### Collected data
━━━━━━━━━━━━━━━━━━━━
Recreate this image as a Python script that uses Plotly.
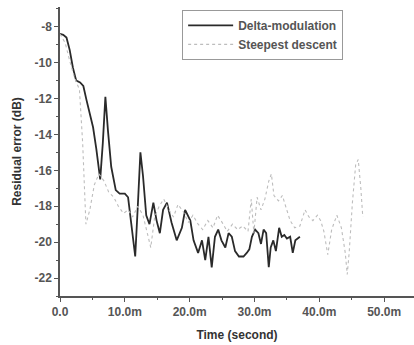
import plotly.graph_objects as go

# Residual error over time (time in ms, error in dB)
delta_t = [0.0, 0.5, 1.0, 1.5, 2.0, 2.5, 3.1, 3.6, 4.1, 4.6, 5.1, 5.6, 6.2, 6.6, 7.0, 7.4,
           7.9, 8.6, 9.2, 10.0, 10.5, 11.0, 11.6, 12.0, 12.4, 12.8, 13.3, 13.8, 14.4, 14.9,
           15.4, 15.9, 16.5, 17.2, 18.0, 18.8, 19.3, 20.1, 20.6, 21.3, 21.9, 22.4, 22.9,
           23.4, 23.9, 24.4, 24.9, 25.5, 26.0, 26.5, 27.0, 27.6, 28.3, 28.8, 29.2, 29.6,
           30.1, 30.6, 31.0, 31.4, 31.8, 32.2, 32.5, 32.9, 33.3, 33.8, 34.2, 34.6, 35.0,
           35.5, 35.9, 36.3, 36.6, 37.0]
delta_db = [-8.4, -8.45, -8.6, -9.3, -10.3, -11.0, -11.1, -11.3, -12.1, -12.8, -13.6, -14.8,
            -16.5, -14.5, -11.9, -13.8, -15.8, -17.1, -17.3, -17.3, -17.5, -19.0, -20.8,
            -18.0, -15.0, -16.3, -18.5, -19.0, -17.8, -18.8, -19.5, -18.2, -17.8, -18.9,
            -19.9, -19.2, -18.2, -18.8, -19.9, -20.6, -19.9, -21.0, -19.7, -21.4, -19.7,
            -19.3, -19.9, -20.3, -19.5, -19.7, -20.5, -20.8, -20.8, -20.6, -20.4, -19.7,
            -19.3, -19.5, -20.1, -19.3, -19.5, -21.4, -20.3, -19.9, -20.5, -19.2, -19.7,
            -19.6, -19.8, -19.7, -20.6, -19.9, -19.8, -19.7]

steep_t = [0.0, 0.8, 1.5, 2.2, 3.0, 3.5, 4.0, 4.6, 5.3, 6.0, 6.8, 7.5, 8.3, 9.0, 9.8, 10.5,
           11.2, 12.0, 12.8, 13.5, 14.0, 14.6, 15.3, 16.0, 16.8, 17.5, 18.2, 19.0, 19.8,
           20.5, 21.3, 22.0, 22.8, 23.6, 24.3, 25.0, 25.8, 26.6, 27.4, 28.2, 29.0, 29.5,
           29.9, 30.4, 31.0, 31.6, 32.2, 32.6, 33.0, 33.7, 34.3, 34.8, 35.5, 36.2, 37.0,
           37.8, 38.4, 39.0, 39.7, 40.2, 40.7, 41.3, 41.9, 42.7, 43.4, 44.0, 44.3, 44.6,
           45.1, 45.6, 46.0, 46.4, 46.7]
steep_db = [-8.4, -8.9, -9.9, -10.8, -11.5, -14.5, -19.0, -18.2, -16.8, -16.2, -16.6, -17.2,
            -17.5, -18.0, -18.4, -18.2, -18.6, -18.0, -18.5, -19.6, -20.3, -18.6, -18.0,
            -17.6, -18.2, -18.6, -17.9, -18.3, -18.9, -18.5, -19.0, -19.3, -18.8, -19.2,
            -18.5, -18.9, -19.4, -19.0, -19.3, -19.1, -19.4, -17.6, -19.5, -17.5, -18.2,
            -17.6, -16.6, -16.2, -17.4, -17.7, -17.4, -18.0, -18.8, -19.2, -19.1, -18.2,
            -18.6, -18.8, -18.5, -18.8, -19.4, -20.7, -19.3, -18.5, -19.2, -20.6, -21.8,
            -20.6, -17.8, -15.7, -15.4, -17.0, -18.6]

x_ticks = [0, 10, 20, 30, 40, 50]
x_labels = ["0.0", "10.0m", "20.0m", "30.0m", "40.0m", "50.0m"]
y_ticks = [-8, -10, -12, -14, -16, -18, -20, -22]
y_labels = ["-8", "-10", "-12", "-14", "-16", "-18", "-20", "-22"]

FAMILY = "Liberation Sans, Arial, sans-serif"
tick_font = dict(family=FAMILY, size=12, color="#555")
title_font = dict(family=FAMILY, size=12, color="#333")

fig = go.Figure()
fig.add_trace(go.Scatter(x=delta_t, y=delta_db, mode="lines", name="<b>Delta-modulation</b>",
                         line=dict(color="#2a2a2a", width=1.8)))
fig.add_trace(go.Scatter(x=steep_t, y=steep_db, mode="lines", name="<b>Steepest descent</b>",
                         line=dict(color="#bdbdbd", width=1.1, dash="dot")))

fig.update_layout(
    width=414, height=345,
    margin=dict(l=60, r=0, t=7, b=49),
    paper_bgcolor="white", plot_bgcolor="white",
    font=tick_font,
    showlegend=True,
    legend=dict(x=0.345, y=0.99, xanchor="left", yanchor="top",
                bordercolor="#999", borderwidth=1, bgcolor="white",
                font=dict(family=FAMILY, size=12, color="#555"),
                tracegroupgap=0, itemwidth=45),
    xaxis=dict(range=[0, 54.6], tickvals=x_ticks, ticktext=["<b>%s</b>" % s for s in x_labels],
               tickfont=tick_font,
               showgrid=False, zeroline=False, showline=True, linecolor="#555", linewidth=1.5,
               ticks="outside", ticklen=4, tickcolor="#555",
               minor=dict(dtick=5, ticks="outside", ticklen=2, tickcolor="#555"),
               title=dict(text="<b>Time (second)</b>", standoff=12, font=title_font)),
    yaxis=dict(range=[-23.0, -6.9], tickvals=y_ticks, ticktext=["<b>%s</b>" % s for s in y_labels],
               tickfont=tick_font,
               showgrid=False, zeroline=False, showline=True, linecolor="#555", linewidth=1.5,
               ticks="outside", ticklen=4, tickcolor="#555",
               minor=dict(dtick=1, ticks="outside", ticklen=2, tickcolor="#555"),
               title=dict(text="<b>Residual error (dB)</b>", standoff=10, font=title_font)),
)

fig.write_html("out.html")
━━━━━━━━━━━━━━━━━━━━
### Job
Give the data again exactly as written, with all pictures left out.

### Response to the task
Recreate this image as a Python script that uses Plotly.
import plotly.graph_objects as go

# Residual error over time (time in ms, error in dB)
delta_t = [0.0, 0.5, 1.0, 1.5, 2.0, 2.5, 3.1, 3.6, 4.1, 4.6, 5.1, 5.6, 6.2, 6.6, 7.0, 7.4,
           7.9, 8.6, 9.2, 10.0, 10.5, 11.0, 11.6, 12.0, 12.4, 12.8, 13.3, 13.8, 14.4, 14.9,
           15.4, 15.9, 16.5, 17.2, 18.0, 18.8, 19.3, 20.1, 20.6, 21.3, 21.9, 22.4, 22.9,
           23.4, 23.9, 24.4, 24.9, 25.5, 26.0, 26.5, 27.0, 27.6, 28.3, 28.8, 29.2, 29.6,
           30.1, 30.6, 31.0, 31.4, 31.8, 32.2, 32.5, 32.9, 33.3, 33.8, 34.2, 34.6, 35.0,
           35.5, 35.9, 36.3, 36.6, 37.0]
delta_db = [-8.4, -8.45, -8.6, -9.3, -10.3, -11.0, -11.1, -11.3, -12.1, -12.8, -13.6, -14.8,
            -16.5, -14.5, -11.9, -13.8, -15.8, -17.1, -17.3, -17.3, -17.5, -19.0, -20.8,
            -18.0, -15.0, -16.3, -18.5, -19.0, -17.8, -18.8, -19.5, -18.2, -17.8, -18.9,
            -19.9, -19.2, -18.2, -18.8, -19.9, -20.6, -19.9, -21.0, -19.7, -21.4, -19.7,
            -19.3, -19.9, -20.3, -19.5, -19.7, -20.5, -20.8, -20.8, -20.6, -20.4, -19.7,
            -19.3, -19.5, -20.1, -19.3, -19.5, -21.4, -20.3, -19.9, -20.5, -19.2, -19.7,
            -19.6, -19.8, -19.7, -20.6, -19.9, -19.8, -19.7]

steep_t = [0.0, 0.8, 1.5, 2.2, 3.0, 3.5, 4.0, 4.6, 5.3, 6.0, 6.8, 7.5, 8.3, 9.0, 9.8, 10.5,
           11.2, 12.0, 12.8, 13.5, 14.0, 14.6, 15.3, 16.0, 16.8, 17.5, 18.2, 19.0, 19.8,
           20.5, 21.3, 22.0, 22.8, 23.6, 24.3, 25.0, 25.8, 26.6, 27.4, 28.2, 29.0, 29.5,
           29.9, 30.4, 31.0, 31.6, 32.2, 32.6, 33.0, 33.7, 34.3, 34.8, 35.5, 36.2, 37.0,
           37.8, 38.4, 39.0, 39.7, 40.2, 40.7, 41.3, 41.9, 42.7, 43.4, 44.0, 44.3, 44.6,
           45.1, 45.6, 46.0, 46.4, 46.7]
steep_db = [-8.4, -8.9, -9.9, -10.8, -11.5, -14.5, -19.0, -18.2, -16.8, -16.2, -16.6, -17.2,
            -17.5, -18.0, -18.4, -18.2, -18.6, -18.0, -18.5, -19.6, -20.3, -18.6, -18.0,
            -17.6, -18.2, -18.6, -17.9, -18.3, -18.9, -18.5, -19.0, -19.3, -18.8, -19.2,
            -18.5, -18.9, -19.4, -19.0, -19.3, -19.1, -19.4, -17.6, -19.5, -17.5, -18.2,
            -17.6, -16.6, -16.2, -17.4, -17.7, -17.4, -18.0, -18.8, -19.2, -19.1, -18.2,
            -18.6, -18.8, -18.5, -18.8, -19.4, -20.7, -19.3, -18.5, -19.2, -20.6, -21.8,
            -20.6, -17.8, -15.7, -15.4, -17.0, -18.6]

x_ticks = [0, 10, 20, 30, 40, 50]
x_labels = ["0.0", "10.0m", "20.0m", "30.0m", "40.0m", "50.0m"]
y_ticks = [-8, -10, -12, -14, -16, -18, -20, -22]
y_labels = ["-8", "-10", "-12", "-14", "-16", "-18", "-20", "-22"]

FAMILY = "Liberation Sans, Arial, sans-serif"
tick_font = dict(family=FAMILY, size=12, color="#555")
title_font = dict(family=FAMILY, size=12, color="#333")

fig = go.Figure()
fig.add_trace(go.Scatter(x=delta_t, y=delta_db, mode="lines", name="<b>Delta-modulation</b>",
                         line=dict(color="#2a2a2a", width=1.8)))
fig.add_trace(go.Scatter(x=steep_t, y=steep_db, mode="lines", name="<b>Steepest descent</b>",
                         line=dict(color="#bdbdbd", width=1.1, dash="dot")))

fig.update_layout(
    width=414, height=345,
    margin=dict(l=60, r=0, t=7, b=49),
    paper_bgcolor="white", plot_bgcolor="white",
    font=tick_font,
    showlegend=True,
    legend=dict(x=0.345, y=0.99, xanchor="left", yanchor="top",
                bordercolor="#999", borderwidth=1, bgcolor="white",
                font=dict(family=FAMILY, size=12, color="#555"),
                tracegroupgap=0, itemwidth=45),
    xaxis=dict(range=[0, 54.6], tickvals=x_ticks, ticktext=["<b>%s</b>" % s for s in x_labels],
               tickfont=tick_font,
               showgrid=False, zeroline=False, showline=True, linecolor="#555", linewidth=1.5,
               ticks="outside", ticklen=4, tickcolor="#555",
               minor=dict(dtick=5, ticks="outside", ticklen=2, tickcolor="#555"),
               title=dict(text="<b>Time (second)</b>", standoff=12, font=title_font)),
    yaxis=dict(range=[-23.0, -6.9], tickvals=y_ticks, ticktext=["<b>%s</b>" % s for s in y_labels],
               tickfont=tick_font,
               showgrid=False, zeroline=False, showline=True, linecolor="#555", linewidth=1.5,
               ticks="outside", ticklen=4, tickcolor="#555",
               minor=dict(dtick=1, ticks="outside", ticklen=2, tickcolor="#555"),
               title=dict(text="<b>Residual error (dB)</b>", standoff=10, font=title_font)),
)

fig.write_html("out.html")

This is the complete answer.